A construction lien is a claim made against a property by a contractor or other professional who has supplied labor or materials for work on that property. Construction liens are designed to protect professionals from the risk of not being paid for services rendered. Remedies vary from state to state and can differ depending on whether the property in question is real property or personal property.
Construction Lien Explained
If the property owner is not satisfied with the work done by the contractor or professional, simply not paying the bill will not resolve the issue. The property owner should approach the contractor about the quality of service and what can be done to rectify the issue. If the contractor has used subcontractors and has not paid them, the homeowner could still be on the hook for the payment, and the lien could be used to ensure payment is made.

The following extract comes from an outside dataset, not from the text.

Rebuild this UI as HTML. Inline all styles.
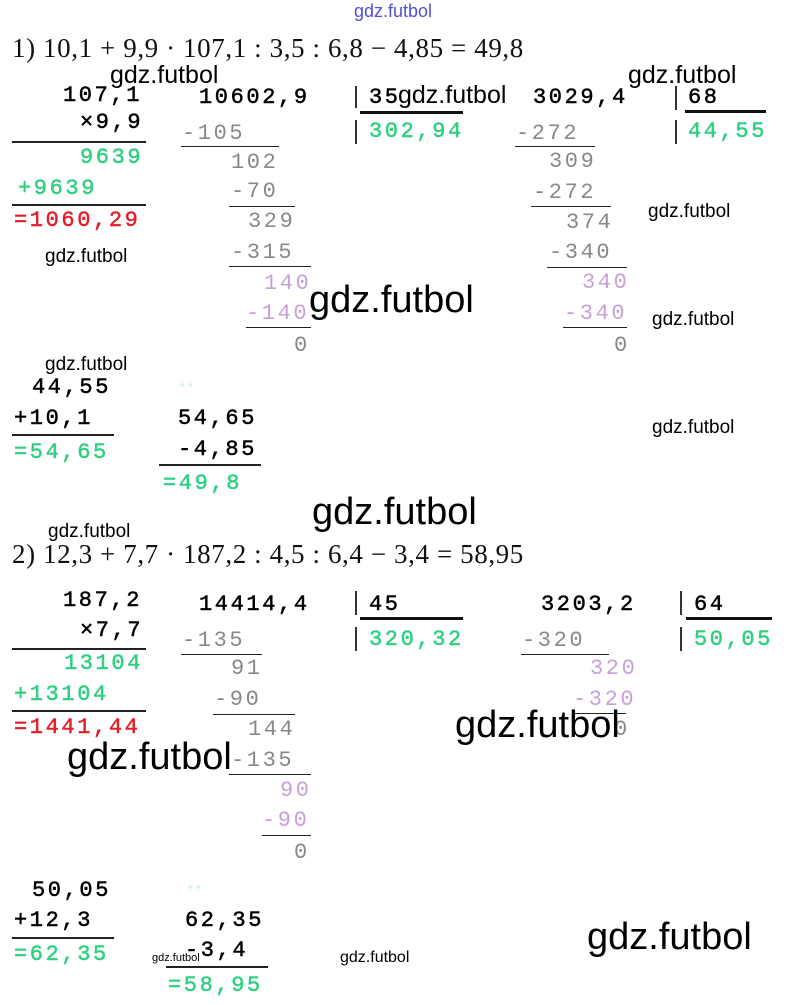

Construction Liens Face Different Rules in Local Jurisdictions
The terms and filing procedures for a construction lien vary by state. A written contract outlining the nature of the construction to be done, the materials to be used, and the agreed price for the work are often required for a construction lien to be filed. Construction liens may also be separated into residential and commercial liens based on the type of real estate involved.
New York allows contractors, subcontractors, and others who perform labor or furnish material to improve real property to file construction liens. In this example, the state law allows a lien to be filed at any point while construction work is underway or up to eight months after the completion of the project. A copy of the lien must also be sent to the owner of the property in question. This copy must be sent up to five days before the notice of lien is filed or up to 30 days afterwards. Once put into effect, the lien is in place for up to one year under New York law.
The deadline differs to file construction liens in neighboring New Jersey. Construction liens on commercial projects in New Jersey must be filed with county clerks within 90 days of the last day services or materials were provided. Filing a construction lien on residential projects requires an additional Notice of Unpaid Balance and Right to File Lien to be filed within 90 days of the last day of service. The homeowner must also get a copy of that notice within 10 days of its filing. The next step for a residential property facing a construction lien would be an arbitration hearing.
The circumstances of the property and who contracted the work can affect a construction lien. For example, under New Jersey law if construction improvements are made to a leased commercial property, typically the property owner must also sign off on the construction. If the property owner does not give their approval and construction proceeds under the tenant’s orders, then the lien would only attach the leasehold interest held by the tenant.